**PROMPT:** Copy out the listing that follows exactly, dropping every picture.

**SOURCE MATERIAL:**
>> Begin

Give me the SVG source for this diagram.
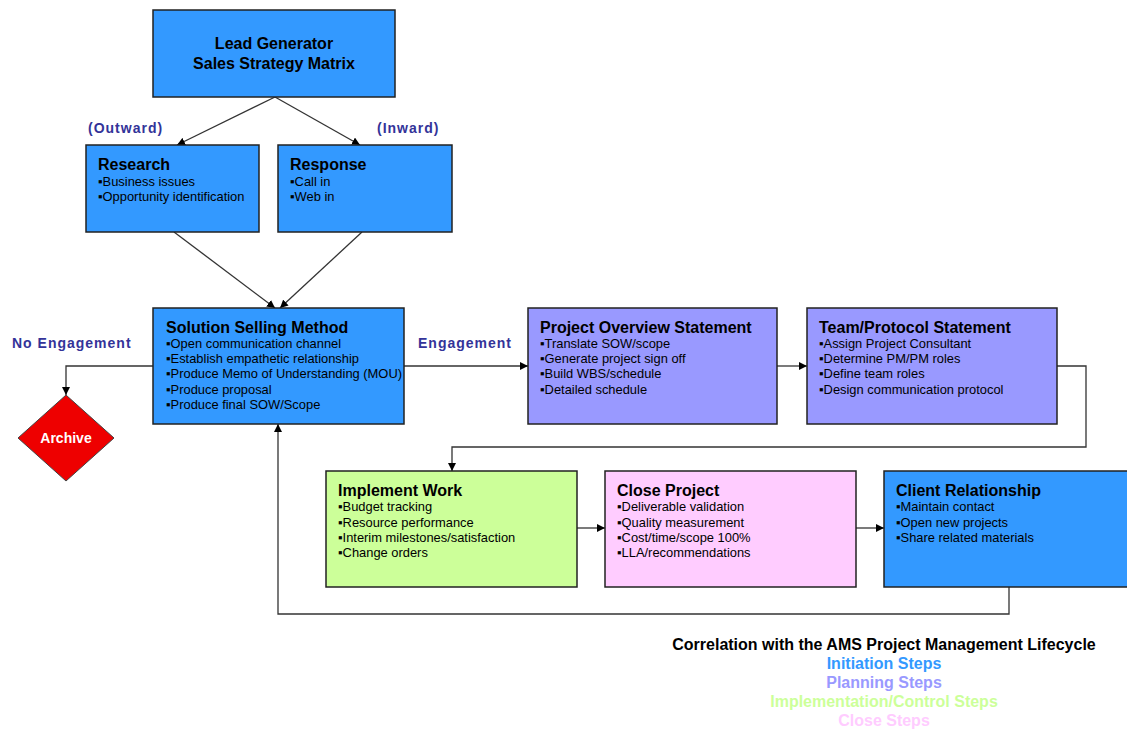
<svg xmlns="http://www.w3.org/2000/svg" width="1127" height="729" viewBox="0 0 1127 729">
<style>
.box{stroke:#222;stroke-width:1.5}
.blue{fill:#3399FF}.purple{fill:#9999FF}.green{fill:#CCFF99}.pink{fill:#FFCCFF}
.t{font-family:"Liberation Sans",Arial,sans-serif;font-weight:bold;font-size:16px;fill:#000}
.b{font-family:"Liberation Sans",Arial,sans-serif;font-size:12.9px;fill:#000}
.n{font-family:"Liberation Sans",Arial,sans-serif;font-size:12.9px;fill:#000}
.lbl{font-family:"Liberation Sans",Arial,sans-serif;font-weight:bold;font-size:14px;letter-spacing:1px;fill:#333399}
.leg{font-family:"Liberation Sans",Arial,sans-serif;font-weight:bold;font-size:16px;text-anchor:middle}
.c{fill:none;stroke:#333;stroke-width:1.3}
</style>
<defs>
<marker id="ah" viewBox="0 0 10 10" refX="10" refY="5" markerWidth="8" markerHeight="8" markerUnits="userSpaceOnUse" orient="auto">
<path d="M0,0 L10,5 L0,10 Z" fill="#000"/>
</marker>
</defs>
<g id="connectors">
<line class="c" x1="275" y1="97" x2="177" y2="145" marker-end="url(#ah)"/>
<line class="c" x1="275" y1="97" x2="360" y2="145" marker-end="url(#ah)"/>
<line class="c" x1="174" y1="232" x2="275" y2="308" marker-end="url(#ah)"/>
<line class="c" x1="362" y1="232" x2="280" y2="308" marker-end="url(#ah)"/>
<polyline class="c" points="153,366 66,366 66,395" marker-end="url(#ah)"/>
<line class="c" x1="404" y1="366" x2="528" y2="366" marker-end="url(#ah)"/>
<line class="c" x1="777" y1="366" x2="807" y2="366" marker-end="url(#ah)"/>
<polyline class="c" points="1057,366 1086,366 1086,447 452,447 452,471" marker-end="url(#ah)"/>
<line class="c" x1="577" y1="528" x2="605" y2="528" marker-end="url(#ah)"/>
<line class="c" x1="856" y1="528" x2="884" y2="528" marker-end="url(#ah)"/>
<polyline class="c" points="1009,587 1009,614 278,614 278,424" marker-end="url(#ah)"/>
</g>
<g id="labels">
<text class="lbl" x="88" y="133">(Outward)</text>
<text class="lbl" x="377" y="133">(Inward)</text>
<text class="lbl" x="12" y="348">No Engagement</text>
<text class="lbl" x="418" y="348">Engagement</text>
</g>
<g id="lead">
<rect class="box blue" x="153" y="10" width="242" height="87"/>
<text class="t" x="274" y="49" text-anchor="middle">Lead Generator</text>
<text class="t" x="274" y="69" text-anchor="middle">Sales Strategy Matrix</text>
</g>
<g id="research">
<rect class="box blue" x="86" y="145" width="173" height="87"/>
<text class="t" x="98" y="170">Research</text>
<text class="b" x="98" y="186">▪Business issues</text>
<text class="b" x="98" y="201">▪Opportunity identification</text>
</g>
<g id="response">
<rect class="box blue" x="278" y="145" width="174" height="87"/>
<text class="t" x="290" y="170">Response</text>
<text class="b" x="290" y="186">▪Call in</text>
<text class="b" x="290" y="201">▪Web in</text>
</g>
<g id="solution">
<rect class="box blue" x="153" y="308" width="251" height="116"/>
<text class="t" x="166" y="333">Solution Selling Method</text>
<text class="b" x="166" y="348">▪Open communication channel</text>
<text class="b" x="166" y="363">▪Establish empathetic relationship</text>
<text class="b" x="166" y="378">▪Produce Memo of Understanding (MOU)</text>
<text class="b" x="166" y="394">▪Produce proposal</text>
<text class="b" x="166" y="409">▪Produce final SOW/Scope</text>
</g>
<g id="archive">
<polygon points="66,395 114,438 66,481 18,438" fill="#EE0000" stroke="#444" stroke-width="1"/>
<text x="66" y="443" text-anchor="middle" font-family="Liberation Sans, Arial, sans-serif" font-weight="bold" font-size="14" fill="#fff">Archive</text>
</g>
<g id="overview">
<rect class="box purple" x="528" y="308" width="249" height="116"/>
<text class="t" x="540" y="333">Project Overview Statement</text>
<text class="n" x="540" y="348">▪Translate SOW/scope</text>
<text class="n" x="540" y="363">▪Generate project sign off</text>
<text class="n" x="540" y="378">▪Build WBS/schedule</text>
<text class="n" x="540" y="394">▪Detailed schedule</text>
</g>
<g id="team">
<rect class="box purple" x="807" y="308" width="250" height="116"/>
<text class="t" x="819" y="333">Team/Protocol Statement</text>
<text class="n" x="819" y="348">▪Assign Project Consultant</text>
<text class="n" x="819" y="363">▪Determine PM/PM roles</text>
<text class="n" x="819" y="378">▪Define team roles</text>
<text class="n" x="819" y="394">▪Design communication protocol</text>
</g>
<g id="implement">
<rect class="box green" x="326" y="471" width="251" height="116"/>
<text class="t" x="338" y="496">Implement Work</text>
<text class="n" x="338" y="511">▪Budget tracking</text>
<text class="n" x="338" y="527">▪Resource performance</text>
<text class="n" x="338" y="542">▪Interim milestones/satisfaction</text>
<text class="n" x="338" y="557">▪Change orders</text>
</g>
<g id="close">
<rect class="box pink" x="605" y="471" width="251" height="116"/>
<text class="t" x="617" y="496">Close Project</text>
<text class="n" x="617" y="511">▪Deliverable validation</text>
<text class="n" x="617" y="527">▪Quality measurement</text>
<text class="n" x="617" y="542">▪Cost/time/scope 100%</text>
<text class="n" x="617" y="557">▪LLA/recommendations</text>
</g>
<g id="client">
<rect class="box blue" x="884" y="471" width="250" height="116"/>
<text class="t" x="896" y="496">Client Relationship</text>
<text class="n" x="896" y="511">▪Maintain contact</text>
<text class="n" x="896" y="527">▪Open new projects</text>
<text class="n" x="896" y="542">▪Share related materials</text>
</g>
<g id="legend">
<text class="leg" x="884" y="650" fill="#000">Correlation with the AMS Project Management Lifecycle</text>
<text class="leg" x="884" y="669" fill="#3399FF">Initiation Steps</text>
<text class="leg" x="884" y="688" fill="#9999FF">Planning Steps</text>
<text class="leg" x="884" y="707" fill="#CCFF99">Implementation/Control Steps</text>
<text class="leg" x="884" y="726" fill="#FFCCFF">Close Steps</text>
</g>
</svg>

>> End

**IN RESPONSE:**
Give me the SVG source for this diagram.
<svg xmlns="http://www.w3.org/2000/svg" width="1127" height="729" viewBox="0 0 1127 729">
<style>
.box{stroke:#222;stroke-width:1.5}
.blue{fill:#3399FF}.purple{fill:#9999FF}.green{fill:#CCFF99}.pink{fill:#FFCCFF}
.t{font-family:"Liberation Sans",Arial,sans-serif;font-weight:bold;font-size:16px;fill:#000}
.b{font-family:"Liberation Sans",Arial,sans-serif;font-size:12.9px;fill:#000}
.n{font-family:"Liberation Sans",Arial,sans-serif;font-size:12.9px;fill:#000}
.lbl{font-family:"Liberation Sans",Arial,sans-serif;font-weight:bold;font-size:14px;letter-spacing:1px;fill:#333399}
.leg{font-family:"Liberation Sans",Arial,sans-serif;font-weight:bold;font-size:16px;text-anchor:middle}
.c{fill:none;stroke:#333;stroke-width:1.3}
</style>
<defs>
<marker id="ah" viewBox="0 0 10 10" refX="10" refY="5" markerWidth="8" markerHeight="8" markerUnits="userSpaceOnUse" orient="auto">
<path d="M0,0 L10,5 L0,10 Z" fill="#000"/>
</marker>
</defs>
<g id="connectors">
<line class="c" x1="275" y1="97" x2="177" y2="145" marker-end="url(#ah)"/>
<line class="c" x1="275" y1="97" x2="360" y2="145" marker-end="url(#ah)"/>
<line class="c" x1="174" y1="232" x2="275" y2="308" marker-end="url(#ah)"/>
<line class="c" x1="362" y1="232" x2="280" y2="308" marker-end="url(#ah)"/>
<polyline class="c" points="153,366 66,366 66,395" marker-end="url(#ah)"/>
<line class="c" x1="404" y1="366" x2="528" y2="366" marker-end="url(#ah)"/>
<line class="c" x1="777" y1="366" x2="807" y2="366" marker-end="url(#ah)"/>
<polyline class="c" points="1057,366 1086,366 1086,447 452,447 452,471" marker-end="url(#ah)"/>
<line class="c" x1="577" y1="528" x2="605" y2="528" marker-end="url(#ah)"/>
<line class="c" x1="856" y1="528" x2="884" y2="528" marker-end="url(#ah)"/>
<polyline class="c" points="1009,587 1009,614 278,614 278,424" marker-end="url(#ah)"/>
</g>
<g id="labels">
<text class="lbl" x="88" y="133">(Outward)</text>
<text class="lbl" x="377" y="133">(Inward)</text>
<text class="lbl" x="12" y="348">No Engagement</text>
<text class="lbl" x="418" y="348">Engagement</text>
</g>
<g id="lead">
<rect class="box blue" x="153" y="10" width="242" height="87"/>
<text class="t" x="274" y="49" text-anchor="middle">Lead Generator</text>
<text class="t" x="274" y="69" text-anchor="middle">Sales Strategy Matrix</text>
</g>
<g id="research">
<rect class="box blue" x="86" y="145" width="173" height="87"/>
<text class="t" x="98" y="170">Research</text>
<text class="b" x="98" y="186">▪Business issues</text>
<text class="b" x="98" y="201">▪Opportunity identification</text>
</g>
<g id="response">
<rect class="box blue" x="278" y="145" width="174" height="87"/>
<text class="t" x="290" y="170">Response</text>
<text class="b" x="290" y="186">▪Call in</text>
<text class="b" x="290" y="201">▪Web in</text>
</g>
<g id="solution">
<rect class="box blue" x="153" y="308" width="251" height="116"/>
<text class="t" x="166" y="333">Solution Selling Method</text>
<text class="b" x="166" y="348">▪Open communication channel</text>
<text class="b" x="166" y="363">▪Establish empathetic relationship</text>
<text class="b" x="166" y="378">▪Produce Memo of Understanding (MOU)</text>
<text class="b" x="166" y="394">▪Produce proposal</text>
<text class="b" x="166" y="409">▪Produce final SOW/Scope</text>
</g>
<g id="archive">
<polygon points="66,395 114,438 66,481 18,438" fill="#EE0000" stroke="#444" stroke-width="1"/>
<text x="66" y="443" text-anchor="middle" font-family="Liberation Sans, Arial, sans-serif" font-weight="bold" font-size="14" fill="#fff">Archive</text>
</g>
<g id="overview">
<rect class="box purple" x="528" y="308" width="249" height="116"/>
<text class="t" x="540" y="333">Project Overview Statement</text>
<text class="n" x="540" y="348">▪Translate SOW/scope</text>
<text class="n" x="540" y="363">▪Generate project sign off</text>
<text class="n" x="540" y="378">▪Build WBS/schedule</text>
<text class="n" x="540" y="394">▪Detailed schedule</text>
</g>
<g id="team">
<rect class="box purple" x="807" y="308" width="250" height="116"/>
<text class="t" x="819" y="333">Team/Protocol Statement</text>
<text class="n" x="819" y="348">▪Assign Project Consultant</text>
<text class="n" x="819" y="363">▪Determine PM/PM roles</text>
<text class="n" x="819" y="378">▪Define team roles</text>
<text class="n" x="819" y="394">▪Design communication protocol</text>
</g>
<g id="implement">
<rect class="box green" x="326" y="471" width="251" height="116"/>
<text class="t" x="338" y="496">Implement Work</text>
<text class="n" x="338" y="511">▪Budget tracking</text>
<text class="n" x="338" y="527">▪Resource performance</text>
<text class="n" x="338" y="542">▪Interim milestones/satisfaction</text>
<text class="n" x="338" y="557">▪Change orders</text>
</g>
<g id="close">
<rect class="box pink" x="605" y="471" width="251" height="116"/>
<text class="t" x="617" y="496">Close Project</text>
<text class="n" x="617" y="511">▪Deliverable validation</text>
<text class="n" x="617" y="527">▪Quality measurement</text>
<text class="n" x="617" y="542">▪Cost/time/scope 100%</text>
<text class="n" x="617" y="557">▪LLA/recommendations</text>
</g>
<g id="client">
<rect class="box blue" x="884" y="471" width="250" height="116"/>
<text class="t" x="896" y="496">Client Relationship</text>
<text class="n" x="896" y="511">▪Maintain contact</text>
<text class="n" x="896" y="527">▪Open new projects</text>
<text class="n" x="896" y="542">▪Share related materials</text>
</g>
<g id="legend">
<text class="leg" x="884" y="650" fill="#000">Correlation with the AMS Project Management Lifecycle</text>
<text class="leg" x="884" y="669" fill="#3399FF">Initiation Steps</text>
<text class="leg" x="884" y="688" fill="#9999FF">Planning Steps</text>
<text class="leg" x="884" y="707" fill="#CCFF99">Implementation/Control Steps</text>
<text class="leg" x="884" y="726" fill="#FFCCFF">Close Steps</text>
</g>
</svg>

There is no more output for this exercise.